Hay señorías que tienen poder; otras, no. Cuando se forma parte de un Gobierno se detenta la autoridad que convierte el lenguaje premeditado en una suerte de dominación simbólica, y con ese fin se pueden lanzar calificativos despectivos sobre los contrarios. Ya lo advirtió Michel Foucault, los discursos que se imponen desde el poder son coerciones constantes que pretenden condicionar procesos más que resultados.
Desde hace años, pero sobre todo durante la actual legislatura, el Congreso de los Diputados se ha convertido, en ocasiones, en un escenario que raya lo grotesco o carnavalesco, en tanto que no parece representar a la ciudadanía, sino su revés: la masa vocinglera y chulesca que no respeta al adversario. Cuando sus señorías emplean, una y otra vez y de manera muy simplista, determinados términos como fascistas, comunistas, golpistas, filoetarras…, la sede la soberanía nacional queda descalificada.

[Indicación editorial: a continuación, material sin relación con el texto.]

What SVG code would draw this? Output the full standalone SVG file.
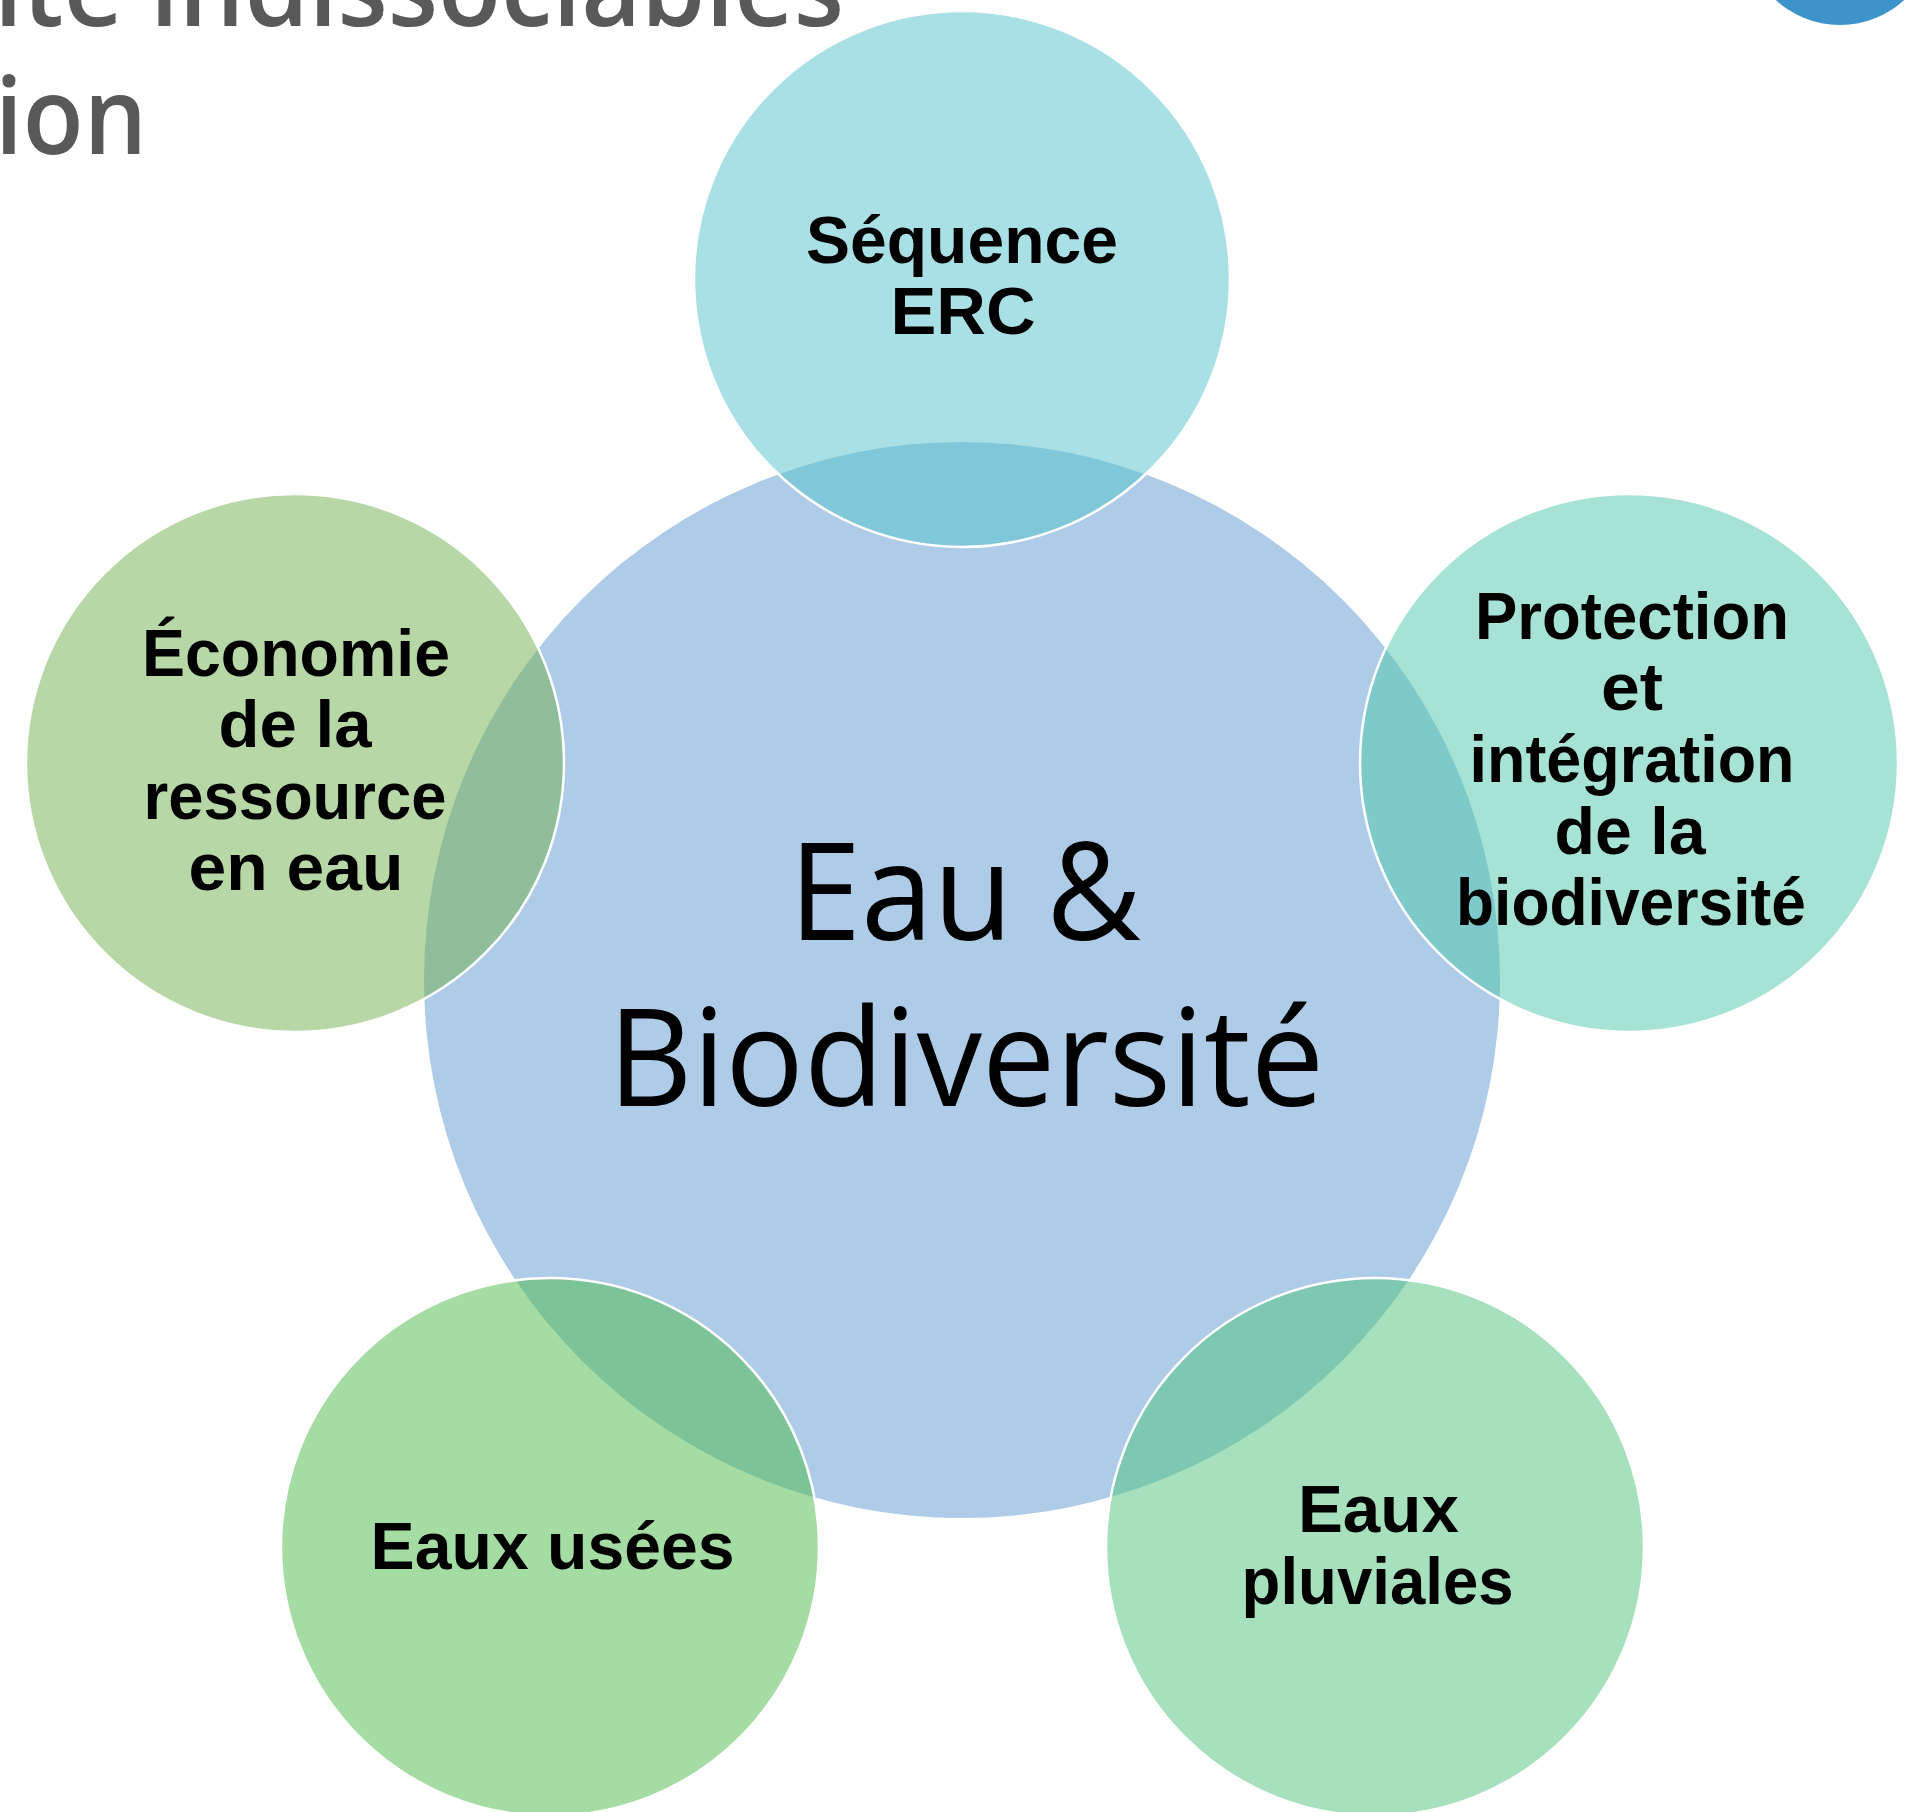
<svg xmlns="http://www.w3.org/2000/svg" width="1905" height="1812" viewBox="0 0 1905 1812">
<style>
.sat{fill-opacity:0.5;stroke:#FFFFFF;stroke-width:2.5}
.lbl{font-family:"Liberation Sans",Arial,sans-serif;font-weight:bold;font-size:67px;fill:#000000;text-anchor:middle}
.ctr{font-family:"Open Sans","Noto Sans",sans-serif;font-size:135px;fill:#000000;text-anchor:middle}
.ttl{font-family:"Open Sans","Noto Sans",sans-serif;font-weight:600;font-size:106px;fill:#595959}
</style>
<rect x="0" y="0" width="1905" height="1812" fill="#FFFFFF"/>
<g id="title">
<text class="ttl" x="-6" y="26" textLength="850" lengthAdjust="spacingAndGlyphs">ite indissociables</text>
<text class="ttl" x="-5" y="154" textLength="152" lengthAdjust="spacingAndGlyphs">ion</text>
</g>
<circle id="logo" cx="1840" cy="-70" r="95" fill="#3D94CA"/>
<g id="connectors"></g>
<g id="center">
<circle cx="962" cy="980" r="538" fill="#AECCE8"/>
<text class="ctr" x="965" y="940" textLength="352" lengthAdjust="spacingAndGlyphs">Eau &amp;</text>
<text class="ctr" x="966" y="1106" textLength="716" lengthAdjust="spacingAndGlyphs">Biodiversité</text>
</g>
<g id="node-erc">
<circle class="sat" cx="962" cy="279" r="268" fill="#53C1CB"/>
<text class="lbl" x="962" y="262.5" textLength="312" lengthAdjust="spacingAndGlyphs">Séquence</text>
<text class="lbl" x="963" y="334" textLength="145" lengthAdjust="spacingAndGlyphs">ERC</text>
</g>
<g id="node-economie">
<circle class="sat" cx="295" cy="763" r="269" fill="#71AF4D"/>
<text class="lbl" x="296" y="675.7" textLength="308" lengthAdjust="spacingAndGlyphs">Économie</text>
<text class="lbl" x="295" y="747.2" textLength="153" lengthAdjust="spacingAndGlyphs">de la</text>
<text class="lbl" x="295" y="818.7" textLength="303" lengthAdjust="spacingAndGlyphs">ressource</text>
<text class="lbl" x="296" y="890.2" textLength="215" lengthAdjust="spacingAndGlyphs">en eau</text>
</g>
<g id="node-protection">
<circle class="sat" cx="1629" cy="763" r="269" fill="#4DC7AB"/>
<text class="lbl" x="1632" y="638.9" textLength="314" lengthAdjust="spacingAndGlyphs">Protection</text>
<text class="lbl" x="1632" y="710.4" textLength="62" lengthAdjust="spacingAndGlyphs">et</text>
<text class="lbl" x="1632" y="782" textLength="325" lengthAdjust="spacingAndGlyphs">intégration</text>
<text class="lbl" x="1630" y="853.5" textLength="151" lengthAdjust="spacingAndGlyphs">de la</text>
<text class="lbl" x="1631" y="925" textLength="350" lengthAdjust="spacingAndGlyphs">biodiversité</text>
</g>
<g id="node-usees">
<circle class="sat" cx="550" cy="1547" r="269" fill="#4BB947"/>
<text class="lbl" x="552.6" y="1569" textLength="364" lengthAdjust="spacingAndGlyphs">Eaux usées</text>
</g>
<g id="node-pluviales">
<circle class="sat" cx="1375" cy="1547" r="269" fill="#4DC179"/>
<text class="lbl" x="1378.4" y="1532" textLength="161" lengthAdjust="spacingAndGlyphs">Eaux</text>
<text class="lbl" x="1377.6" y="1603.5" textLength="272" lengthAdjust="spacingAndGlyphs">pluviales</text>
</g>
</svg>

La actitud censora de la presidencia de la Cámara, con el argumento de la falta de ejemplaridad y la necesaria convivencia, no parece ser la solución si, además, se ejecuta de manera parcial. El uso reiterado de esos términos es una prueba fehaciente del desprecio que muchos diputados sienten, en primer lugar, por dicha autoridad, nada menos que por prelación la tercera del Estado. Y, en segundo lugar, sus señorías al utilizar con tanta insistencia dichos vocablos descalificatorios optan por abandonar cualquier atisbo de inteligencia o, como mínimo, de sentido común.
Todo apunta, sin embargo, a que ese abusivo recurso a la palabrería insolente y simplista es consciente. Recuerda la dureza de expresiones que, siglos atrás, era tan frecuente en sermones y escritos de predicadores y teólogos. Ese uso de la imprecación constante ha mutado, como entonces, en una competición de términos de desacreditación superlativa.
Este uso de improperios como armas arrojadizas con fuerte carácter despectivo y despreciativo generalizado tiene una consecuencia aún más grave: la palabra crea sospecha. Aquel a quien se señala como fascista, comunista, filoetarra… se le aplica la presunción de culpabilidad. Todos quedan marcados a ojos de la ciudadanía y, por tanto, inhabilitados de facto como representantes para una parte del electorado.
Las tensiones, acusaciones e insultos que se vivieron en las últimas Cortes de la Segunda República son un buen ejemplo sobre cómo una democracia puede perder su legitimidad en muy poco tiempo. Solo un pacto de Estado entre los principales partidos actuales puede frenar esta degeneración de la convivencia parlamentaria. En este bucle autoritario en el que los diputados parecen instalados solo sonríen como hienas los fascistas, comunistas y filoetarras –de haberlos entre nuestras señorías—. De la degradación de la convivencia al triunfo electoral de esos ultras solo hay un paso, porque cuando los insultos políticos descalificatorios entran por la puerta, la democracia corre riesgo de saltar por la ventana. Un peligroso cambio que se normaliza porque se considera parte de un proceso, no como un resultado.
No todo está justificado para alcanzar y ejercer el poder, ni siquiera el uso desvergonzado de palabras con un significado intencionado. Esta deriva autoritaria de la semántica la resumió muy bien Lewis Carroll en su Alicia a través del espejo: “Cuando yo uso una palabra –espetó Humpty Dumpty en tono bastante despectivo— significa lo que yo quiero que signifique… ni más ni menos. La cuestión es –observó Alicia— si se puede hacer que las palabras signifiquen tantas cosas diferentes. La cuestión es quien tiene el poder –respondió Humpty Dumpty—; y punto”.